Tuesday, November 27, 2007

Iraq, the dollar, and the farm program...

Stay with me here. In one of those profound (or deeply misguided) sensations of insight, the news of the permanence of the US military in Iraq - as witnessed by this week's deal - coupled with the struggles of our economy (subprime, dollar, confidence, etc.) pushed me to some conclusions about the future of our tiny (1% of GDP) slice of the US economy.

We often forget about the economic consequences of our patriotic actions, but the bill is real and growing. Because it is disguised in the budget, the expense has been absorbed by good economic results. But this line item is going to be hard to hide much longer.
Naturally, advocates of the war wish to lower the fiscal stakes, whereas opponents wish to raise them. But cost estimates follow certain broad rules of logic and convention. Estimates differ along with definitions of scope and because of new information. Here are six reasons cost estimates for the Iraq war have varied and keep rising:
- The cost of invasion is a down payment. The cost of exit continues for years.
- If the war is financed by borrowing, some estimates may add interest costs.
- Costs are borne by the U.S. taxpayer, but also by others. Costs may be added relating to costs borne by individuals, especially military personnel, or by the economy.
- War is cruel and combatants bear the brunt of it. Unexpected new costs can emerge, such as undiagnosed physical damage among returning vets.
- Like life expectancies, cost estimates usually rise as the war continues. When the first estimates were prepared, the war was projected to last ten years at most. Now, five years later, the war is still being projected to last 10 more years, i.e., 15 years altogether.
- Some estimates include the war in Afghanistan or worldwide anti-terrorism costs. [More]
The rising tide of tax revenues which surprised almost all seem to be waning as capital gains become capital losses. On the other side of the ledger, our borrowing costs seem set to escalate as foreign investors need more incentive to buy our debt. In short, massive deficits could fall out of fashion - if only because nobody wants to pay for it.

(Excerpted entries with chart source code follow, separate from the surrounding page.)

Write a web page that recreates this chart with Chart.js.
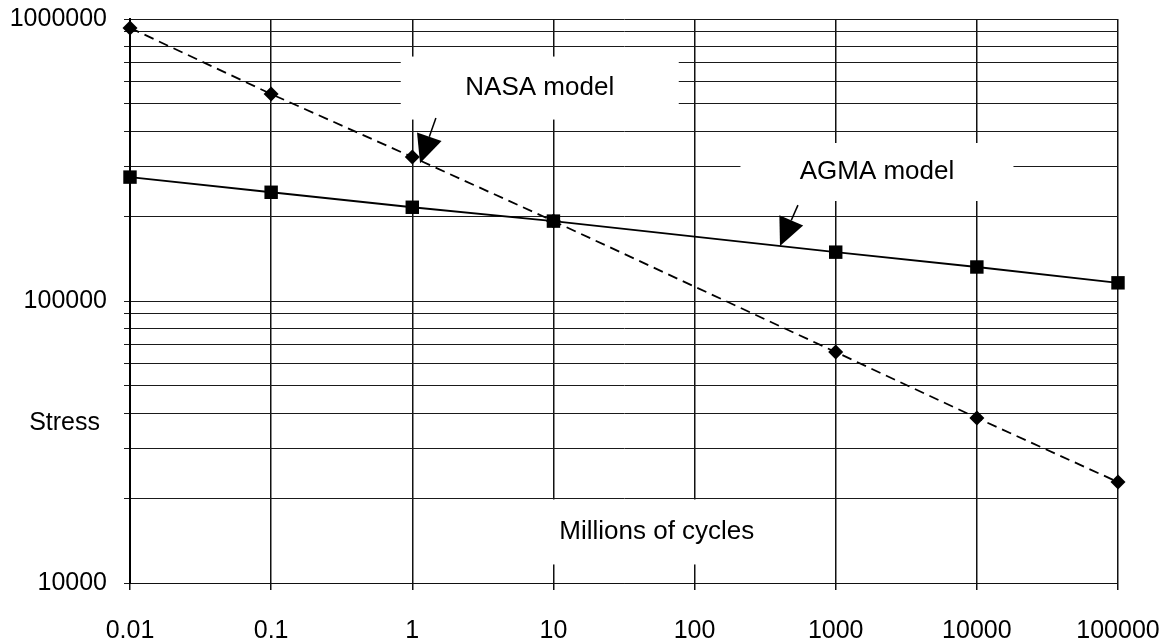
<!DOCTYPE html>
<html>
<head>
<meta charset="utf-8">
<script src="https://cdn.jsdelivr.net/npm/chart.js@4.4.1/dist/chart.umd.min.js"></script>
<style>
  html, body { margin: 0; padding: 0; background: #fff; }
  #wrap { width: 1165px; height: 641px; position: relative; }
</style>
</head>
<body>
<div id="wrap"><canvas id="snChart"></canvas></div>
<script>
// ─── Data (millions of cycles vs stress, no reading at 100) ──────────────────
const cycles = [0.01, 0.1, 1, 10, 1000, 10000, 100000];
const nasaStress = [930000, 542000, 324000, 192000, 65900, 38500, 22800];
const agmaStress = [275000, 243000, 215000, 192000, 149000, 132000, 116000];

const xTickValues = [0.01, 0.1, 1, 10, 100, 1000, 10000, 100000];
const yMajorTicks = [10000, 100000, 1000000];
const yMinorSteps = [2, 3, 4, 5, 6, 7, 8, 9];

// Text boxes inside the plot (data units), white box hides the grid
const notes = [
  { text: 'NASA model', x: 8.0, y: 569000, boxW: 278, boxH: 63 },
  { text: 'AGMA model', x: 1960, y: 286700, boxW: 273, boxH: 58 },
  { text: 'Millions of cycles', x: 54, y: 15170, boxW: 280, boxH: 65 },
];

// Arrows pointing at the curves: from -> tip (data units)
const arrows = [
  { from: [1.47, 446000], to: [1.135, 308000] },
  { from: [540, 218800], to: [403, 156700] },
];

const yTitle = { text: 'Stress', y: 37000 };

const FONT = '"Liberation Sans", Arial, Helvetica, sans-serif';
Chart.defaults.font.family = FONT;
Chart.defaults.font.size = 25;
Chart.defaults.color = '#000';

function toPoints(xs, ys) {
  return xs.map((x, i) => ({ x: x, y: ys[i] }));
}

// ─── Annotation plugin ──────────────────────────────────────────────────────
const notesPlugin = {
  id: 'notes',
  beforeDatasetsDraw(chart) {
    const { ctx, scales: { x, y } } = chart;
    ctx.save();
    ctx.fillStyle = '#fff';
    notes.forEach(n => {
      const cx = x.getPixelForValue(n.x);
      const cy = y.getPixelForValue(n.y);
      ctx.fillRect(cx - n.boxW / 2, cy - n.boxH / 2, n.boxW, n.boxH);
    });
    ctx.restore();
  },
  afterDraw(chart) {
    const { ctx, chartArea, scales: { x, y } } = chart;
    ctx.save();
    ctx.fillStyle = '#000';
    ctx.font = '26px ' + FONT;
    ctx.textAlign = 'center';
    ctx.textBaseline = 'middle';
    notes.forEach(n => {
      ctx.fillText(n.text, x.getPixelForValue(n.x), y.getPixelForValue(n.y));
    });

    // y title sits left of the axis, level with ~37000
    ctx.font = '25px ' + FONT;
    ctx.textAlign = 'right';
    ctx.fillText(yTitle.text, chartArea.left - 30, y.getPixelForValue(yTitle.y));

    // arrows
    ctx.strokeStyle = '#000';
    ctx.lineWidth = 1.5;
    arrows.forEach(a => {
      const x0 = x.getPixelForValue(a.from[0]), y0 = y.getPixelForValue(a.from[1]);
      const x1 = x.getPixelForValue(a.to[0]), y1 = y.getPixelForValue(a.to[1]);
      const len = Math.hypot(x1 - x0, y1 - y0);
      const ux = (x1 - x0) / len, uy = (y1 - y0) / len;
      const headLen = 28, halfW = 13;
      const bx = x1 - ux * headLen, by = y1 - uy * headLen;
      ctx.beginPath();
      ctx.moveTo(x0, y0);
      ctx.lineTo(bx, by);
      ctx.stroke();
      ctx.beginPath();
      ctx.moveTo(x1, y1);
      ctx.lineTo(bx - uy * halfW, by + ux * halfW);
      ctx.lineTo(bx + uy * halfW, by - ux * halfW);
      ctx.closePath();
      ctx.fill();
    });
    ctx.restore();
  }
};

// ─── Chart ──────────────────────────────────────────────────────────────────
const ctx = document.getElementById('snChart').getContext('2d');

new Chart(ctx, {
  type: 'line',
  data: {
    datasets: [
      {
        label: 'AGMA model',
        data: toPoints(cycles, agmaStress),
        borderColor: '#000',
        borderWidth: 1.8,
        pointStyle: 'rect',
        pointRadius: 9.5,
        pointBackgroundColor: '#000',
        pointBorderWidth: 0,
        clip: false,
        order: 0,
      },
      {
        label: 'NASA model',
        data: toPoints(cycles, nasaStress),
        borderColor: '#000',
        borderWidth: 1.8,
        borderDash: [10, 6],
        pointStyle: 'rectRot',
        pointRadius: 7.5,
        pointBackgroundColor: '#000',
        pointBorderWidth: 0,
        clip: false,
        order: 1,
      }
    ]
  },
  options: {
    responsive: true,
    maintainAspectRatio: false,
    animation: false,
    layout: { padding: { left: 0, right: 47, top: 19, bottom: 0 } },
    plugins: {
      legend: { display: false },
      tooltip: { enabled: false },
    },
    scales: {
      x: {
        type: 'logarithmic',
        min: 0.01,
        max: 100000,
        afterBuildTicks: scale => {
          scale.ticks = xTickValues.map(v => ({ value: v, major: true }));
        },
        afterFit: scale => {
          scale.height = 58;
          scale.paddingLeft = 0;
          scale.paddingRight = 0;
        },
        ticks: {
          autoSkip: false,
          maxRotation: 0,
          minRotation: 0,
          padding: 26,
          color: '#000',
          callback: v => String(v),
        },
        grid: { color: '#111', lineWidth: 1.5, tickLength: 7 },
        border: { display: true, color: '#111', width: 1 },
      },
      y: {
        type: 'logarithmic',
        min: 10000,
        max: 1000000,
        afterBuildTicks: scale => {
          const ticks = [];
          for (let i = 0; i < yMajorTicks.length - 1; i++) {
            ticks.push({ value: yMajorTicks[i], major: true });
            yMinorSteps.forEach(m => ticks.push({ value: yMajorTicks[i] * m }));
          }
          ticks.push({ value: yMajorTicks[yMajorTicks.length - 1], major: true });
          scale.ticks = ticks;
        },
        afterFit: scale => {
          scale.width = 130;
          scale.paddingTop = 0;
          scale.paddingBottom = 0;
        },
        ticks: {
          autoSkip: false,
          padding: 17,
          color: '#000',
          callback: v => (yMajorTicks.includes(v) ? String(v) : ''),
        },
        grid: { color: '#1a1a1a', lineWidth: 1, tickLength: 6 },
        border: { display: true, color: '#000', width: 2 },
      }
    }
  },
  plugins: [notesPlugin]
});
</script>
</body>
</html>
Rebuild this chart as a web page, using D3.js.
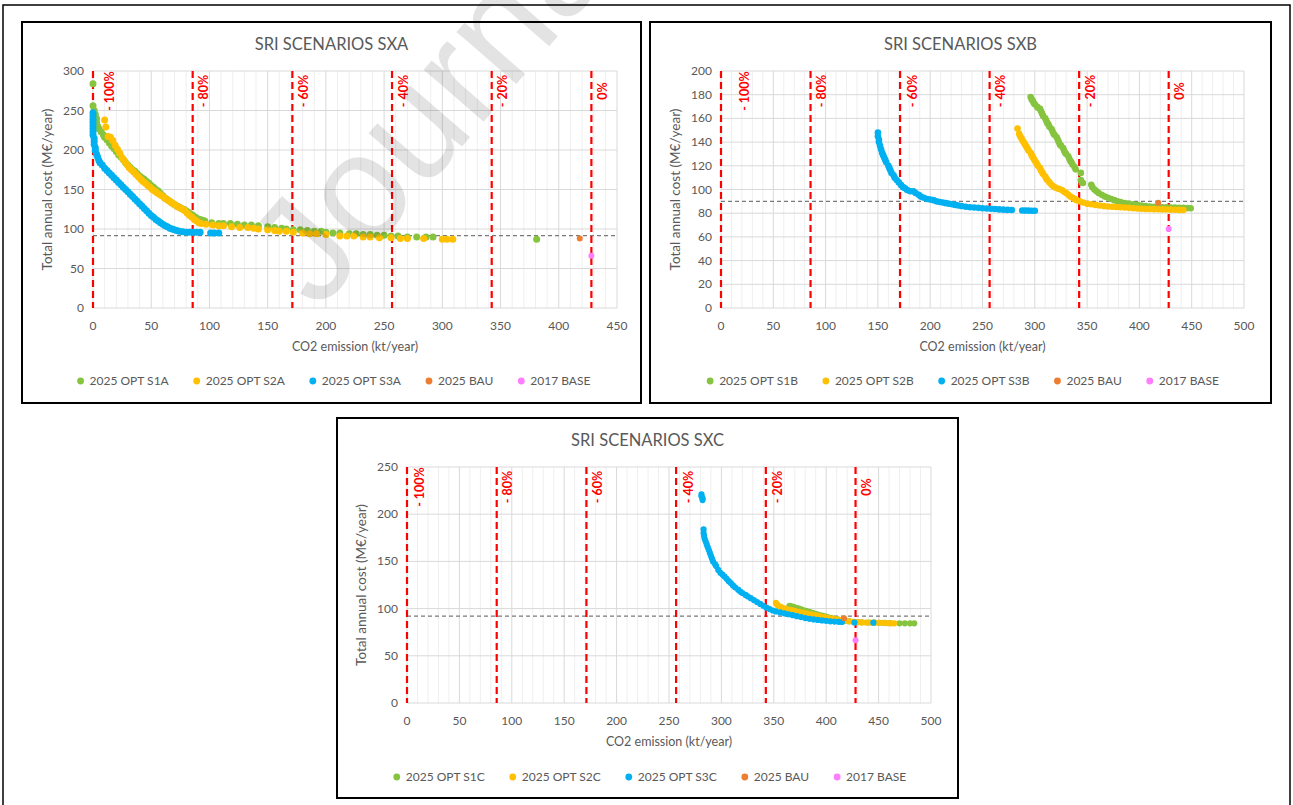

The ability of the farm lobby to regularly extract $20B or so annually from the budget could come under serious pressure to scale back from both commodity price baseline effect and overall federal insolvency.

My point is farmers who are counting on the USDA to weave their "safety net" are likely in danger of being overrun by those who provide their own defenses. Whatever safety net future legislators can envisage will be competing for very scarce dollars.

Bottom line: gird your own loins.

1 comment:

John Tepper Marlin said...

John - Thanks for quoting from my blog. Whether we think military spending is excessive or too little, we need to know what it is all costing us so we can use our vote to make the best possible decisions.